Transcribe only part of the material below: the lines from the one containing "Output the Python" through the one containing "bottom += pct[k]", inclusive, exactly as written.
— BEGIN —
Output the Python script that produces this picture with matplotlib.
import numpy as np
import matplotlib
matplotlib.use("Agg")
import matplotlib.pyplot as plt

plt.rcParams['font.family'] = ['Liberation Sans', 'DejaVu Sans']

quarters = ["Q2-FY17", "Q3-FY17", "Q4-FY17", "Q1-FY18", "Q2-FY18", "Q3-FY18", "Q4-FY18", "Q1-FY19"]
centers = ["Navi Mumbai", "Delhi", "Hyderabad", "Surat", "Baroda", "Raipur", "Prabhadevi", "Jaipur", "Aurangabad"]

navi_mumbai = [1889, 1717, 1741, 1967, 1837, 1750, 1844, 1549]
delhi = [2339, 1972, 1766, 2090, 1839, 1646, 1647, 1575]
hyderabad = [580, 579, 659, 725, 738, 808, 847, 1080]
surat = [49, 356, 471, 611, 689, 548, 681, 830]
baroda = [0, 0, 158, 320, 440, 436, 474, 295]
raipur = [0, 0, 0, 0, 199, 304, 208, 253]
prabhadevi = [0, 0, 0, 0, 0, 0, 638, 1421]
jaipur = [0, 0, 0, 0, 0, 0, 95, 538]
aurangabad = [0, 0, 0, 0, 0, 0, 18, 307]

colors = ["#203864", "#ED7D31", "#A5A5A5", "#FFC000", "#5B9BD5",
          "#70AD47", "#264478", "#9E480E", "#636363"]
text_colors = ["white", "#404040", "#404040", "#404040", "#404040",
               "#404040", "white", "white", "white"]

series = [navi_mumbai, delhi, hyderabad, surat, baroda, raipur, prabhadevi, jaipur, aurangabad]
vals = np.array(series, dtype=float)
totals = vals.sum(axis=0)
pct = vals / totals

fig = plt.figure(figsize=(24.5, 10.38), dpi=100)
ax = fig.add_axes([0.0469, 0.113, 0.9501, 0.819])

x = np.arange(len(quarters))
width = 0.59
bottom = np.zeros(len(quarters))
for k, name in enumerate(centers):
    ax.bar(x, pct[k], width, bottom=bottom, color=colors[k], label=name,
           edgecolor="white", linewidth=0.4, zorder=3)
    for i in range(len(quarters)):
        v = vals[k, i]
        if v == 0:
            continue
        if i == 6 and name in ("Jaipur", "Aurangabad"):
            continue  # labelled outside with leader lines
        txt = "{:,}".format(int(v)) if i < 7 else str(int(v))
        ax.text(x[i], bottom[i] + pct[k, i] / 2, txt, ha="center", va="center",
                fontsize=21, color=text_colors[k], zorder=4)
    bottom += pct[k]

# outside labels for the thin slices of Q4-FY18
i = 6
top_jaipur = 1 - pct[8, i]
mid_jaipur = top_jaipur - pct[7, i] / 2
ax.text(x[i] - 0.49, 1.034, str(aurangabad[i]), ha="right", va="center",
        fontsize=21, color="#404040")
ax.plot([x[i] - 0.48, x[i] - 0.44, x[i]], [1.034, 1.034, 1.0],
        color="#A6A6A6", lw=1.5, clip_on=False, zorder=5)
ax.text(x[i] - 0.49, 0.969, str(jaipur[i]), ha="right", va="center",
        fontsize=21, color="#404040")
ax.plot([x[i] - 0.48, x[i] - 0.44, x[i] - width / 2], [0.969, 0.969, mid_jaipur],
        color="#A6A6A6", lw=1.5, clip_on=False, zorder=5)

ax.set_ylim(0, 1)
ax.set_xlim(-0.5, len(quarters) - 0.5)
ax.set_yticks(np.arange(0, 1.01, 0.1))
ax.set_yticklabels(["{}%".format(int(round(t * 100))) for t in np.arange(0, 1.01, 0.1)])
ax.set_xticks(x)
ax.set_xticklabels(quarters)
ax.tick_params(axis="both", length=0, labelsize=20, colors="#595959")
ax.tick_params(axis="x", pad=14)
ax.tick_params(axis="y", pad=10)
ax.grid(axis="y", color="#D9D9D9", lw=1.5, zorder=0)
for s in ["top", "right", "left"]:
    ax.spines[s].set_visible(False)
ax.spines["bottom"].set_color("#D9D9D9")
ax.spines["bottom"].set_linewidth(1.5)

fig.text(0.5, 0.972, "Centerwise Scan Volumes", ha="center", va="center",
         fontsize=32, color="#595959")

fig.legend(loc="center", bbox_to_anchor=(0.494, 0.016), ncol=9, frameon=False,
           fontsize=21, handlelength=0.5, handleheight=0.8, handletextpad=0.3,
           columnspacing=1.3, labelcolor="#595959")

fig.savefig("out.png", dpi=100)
— END —
— BEGIN —
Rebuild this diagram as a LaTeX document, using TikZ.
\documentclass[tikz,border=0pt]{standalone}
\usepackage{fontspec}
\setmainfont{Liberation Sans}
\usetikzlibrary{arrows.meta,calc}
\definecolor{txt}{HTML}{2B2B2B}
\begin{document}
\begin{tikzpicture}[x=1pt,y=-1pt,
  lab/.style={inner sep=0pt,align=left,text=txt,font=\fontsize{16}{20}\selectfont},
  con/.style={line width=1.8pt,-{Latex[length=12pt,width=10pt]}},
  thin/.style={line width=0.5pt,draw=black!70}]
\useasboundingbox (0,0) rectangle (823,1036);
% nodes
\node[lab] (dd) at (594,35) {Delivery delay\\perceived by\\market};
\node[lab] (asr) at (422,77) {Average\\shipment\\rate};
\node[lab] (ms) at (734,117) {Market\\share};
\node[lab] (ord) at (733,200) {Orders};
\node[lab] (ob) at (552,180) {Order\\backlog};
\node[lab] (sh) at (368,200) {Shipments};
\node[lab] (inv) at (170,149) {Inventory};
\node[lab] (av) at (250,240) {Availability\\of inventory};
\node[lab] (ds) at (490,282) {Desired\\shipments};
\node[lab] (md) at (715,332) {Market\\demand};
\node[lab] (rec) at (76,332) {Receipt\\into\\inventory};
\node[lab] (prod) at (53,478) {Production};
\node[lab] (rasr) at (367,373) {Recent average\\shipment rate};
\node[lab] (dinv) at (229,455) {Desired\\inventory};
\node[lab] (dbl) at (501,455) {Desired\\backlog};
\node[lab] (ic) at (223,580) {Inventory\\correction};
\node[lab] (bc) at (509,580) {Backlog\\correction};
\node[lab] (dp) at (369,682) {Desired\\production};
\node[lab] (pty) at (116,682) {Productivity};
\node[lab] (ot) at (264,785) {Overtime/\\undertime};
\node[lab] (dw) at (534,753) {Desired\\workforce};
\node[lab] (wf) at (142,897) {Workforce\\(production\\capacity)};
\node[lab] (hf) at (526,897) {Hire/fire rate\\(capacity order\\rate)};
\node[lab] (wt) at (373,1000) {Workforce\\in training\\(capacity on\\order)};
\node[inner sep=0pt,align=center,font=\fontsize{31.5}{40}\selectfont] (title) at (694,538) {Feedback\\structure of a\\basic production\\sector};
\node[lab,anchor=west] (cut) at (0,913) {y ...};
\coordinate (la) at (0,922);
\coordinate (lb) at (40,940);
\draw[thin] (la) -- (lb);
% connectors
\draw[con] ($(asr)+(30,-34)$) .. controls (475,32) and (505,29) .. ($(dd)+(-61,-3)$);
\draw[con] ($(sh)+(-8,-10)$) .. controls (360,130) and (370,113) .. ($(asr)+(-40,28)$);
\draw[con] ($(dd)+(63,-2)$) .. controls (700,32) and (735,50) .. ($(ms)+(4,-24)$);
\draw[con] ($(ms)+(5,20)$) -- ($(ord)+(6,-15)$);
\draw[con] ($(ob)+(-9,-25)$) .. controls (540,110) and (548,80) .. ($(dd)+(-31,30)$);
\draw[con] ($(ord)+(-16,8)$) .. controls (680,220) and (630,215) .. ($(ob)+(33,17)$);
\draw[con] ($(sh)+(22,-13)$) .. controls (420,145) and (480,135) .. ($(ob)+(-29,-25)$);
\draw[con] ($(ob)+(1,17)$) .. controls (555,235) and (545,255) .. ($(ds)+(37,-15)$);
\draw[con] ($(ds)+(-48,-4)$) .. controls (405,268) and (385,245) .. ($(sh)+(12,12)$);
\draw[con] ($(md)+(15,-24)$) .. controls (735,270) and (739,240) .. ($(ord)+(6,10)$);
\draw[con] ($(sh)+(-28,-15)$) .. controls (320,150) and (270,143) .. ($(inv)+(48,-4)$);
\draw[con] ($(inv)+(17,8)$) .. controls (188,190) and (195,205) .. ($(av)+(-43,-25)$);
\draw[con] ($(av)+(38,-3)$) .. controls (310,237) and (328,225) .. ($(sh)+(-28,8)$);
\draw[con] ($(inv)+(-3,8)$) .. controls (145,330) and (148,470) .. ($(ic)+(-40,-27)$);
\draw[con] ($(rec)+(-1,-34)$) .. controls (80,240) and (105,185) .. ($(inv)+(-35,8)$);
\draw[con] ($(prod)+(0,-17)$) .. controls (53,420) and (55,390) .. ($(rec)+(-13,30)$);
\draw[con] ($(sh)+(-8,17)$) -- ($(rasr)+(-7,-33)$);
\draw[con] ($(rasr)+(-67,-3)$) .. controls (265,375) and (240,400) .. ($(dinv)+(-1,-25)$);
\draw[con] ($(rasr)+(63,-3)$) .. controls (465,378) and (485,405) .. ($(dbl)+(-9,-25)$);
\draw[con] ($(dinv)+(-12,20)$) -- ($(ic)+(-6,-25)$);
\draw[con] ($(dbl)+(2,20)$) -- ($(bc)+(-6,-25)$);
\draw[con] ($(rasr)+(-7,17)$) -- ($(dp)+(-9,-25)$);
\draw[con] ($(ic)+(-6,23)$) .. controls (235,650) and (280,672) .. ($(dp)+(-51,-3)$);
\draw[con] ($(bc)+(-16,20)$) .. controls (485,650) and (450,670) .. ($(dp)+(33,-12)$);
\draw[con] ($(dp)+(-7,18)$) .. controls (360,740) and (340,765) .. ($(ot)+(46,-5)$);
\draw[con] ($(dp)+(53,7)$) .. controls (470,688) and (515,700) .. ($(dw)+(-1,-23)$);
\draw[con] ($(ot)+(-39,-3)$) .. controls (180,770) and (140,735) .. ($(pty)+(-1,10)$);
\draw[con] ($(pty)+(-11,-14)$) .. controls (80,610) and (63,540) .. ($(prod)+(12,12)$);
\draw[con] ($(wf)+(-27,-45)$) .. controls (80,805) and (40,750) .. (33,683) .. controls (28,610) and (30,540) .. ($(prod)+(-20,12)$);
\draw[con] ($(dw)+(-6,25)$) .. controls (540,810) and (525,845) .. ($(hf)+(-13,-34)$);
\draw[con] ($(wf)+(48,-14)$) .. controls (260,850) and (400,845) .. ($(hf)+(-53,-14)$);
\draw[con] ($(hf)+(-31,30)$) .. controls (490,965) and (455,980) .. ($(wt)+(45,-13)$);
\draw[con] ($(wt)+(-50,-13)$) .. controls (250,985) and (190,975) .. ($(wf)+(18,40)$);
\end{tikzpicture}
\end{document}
— END —
[ANSWER IN FULL]:
Output the Python script that produces this picture with matplotlib.
import numpy as np
import matplotlib
matplotlib.use("Agg")
import matplotlib.pyplot as plt

plt.rcParams['font.family'] = ['Liberation Sans', 'DejaVu Sans']

quarters = ["Q2-FY17", "Q3-FY17", "Q4-FY17", "Q1-FY18", "Q2-FY18", "Q3-FY18", "Q4-FY18", "Q1-FY19"]
centers = ["Navi Mumbai", "Delhi", "Hyderabad", "Surat", "Baroda", "Raipur", "Prabhadevi", "Jaipur", "Aurangabad"]

navi_mumbai = [1889, 1717, 1741, 1967, 1837, 1750, 1844, 1549]
delhi = [2339, 1972, 1766, 2090, 1839, 1646, 1647, 1575]
hyderabad = [580, 579, 659, 725, 738, 808, 847, 1080]
surat = [49, 356, 471, 611, 689, 548, 681, 830]
baroda = [0, 0, 158, 320, 440, 436, 474, 295]
raipur = [0, 0, 0, 0, 199, 304, 208, 253]
prabhadevi = [0, 0, 0, 0, 0, 0, 638, 1421]
jaipur = [0, 0, 0, 0, 0, 0, 95, 538]
aurangabad = [0, 0, 0, 0, 0, 0, 18, 307]

colors = ["#203864", "#ED7D31", "#A5A5A5", "#FFC000", "#5B9BD5",
          "#70AD47", "#264478", "#9E480E", "#636363"]
text_colors = ["white", "#404040", "#404040", "#404040", "#404040",
               "#404040", "white", "white", "white"]

series = [navi_mumbai, delhi, hyderabad, surat, baroda, raipur, prabhadevi, jaipur, aurangabad]
vals = np.array(series, dtype=float)
totals = vals.sum(axis=0)
pct = vals / totals

fig = plt.figure(figsize=(24.5, 10.38), dpi=100)
ax = fig.add_axes([0.0469, 0.113, 0.9501, 0.819])

x = np.arange(len(quarters))
width = 0.59
bottom = np.zeros(len(quarters))
for k, name in enumerate(centers):
    ax.bar(x, pct[k], width, bottom=bottom, color=colors[k], label=name,
           edgecolor="white", linewidth=0.4, zorder=3)
    for i in range(len(quarters)):
        v = vals[k, i]
        if v == 0:
            continue
        if i == 6 and name in ("Jaipur", "Aurangabad"):
            continue  # labelled outside with leader lines
        txt = "{:,}".format(int(v)) if i < 7 else str(int(v))
        ax.text(x[i], bottom[i] + pct[k, i] / 2, txt, ha="center", va="center",
                fontsize=21, color=text_colors[k], zorder=4)
    bottom += pct[k]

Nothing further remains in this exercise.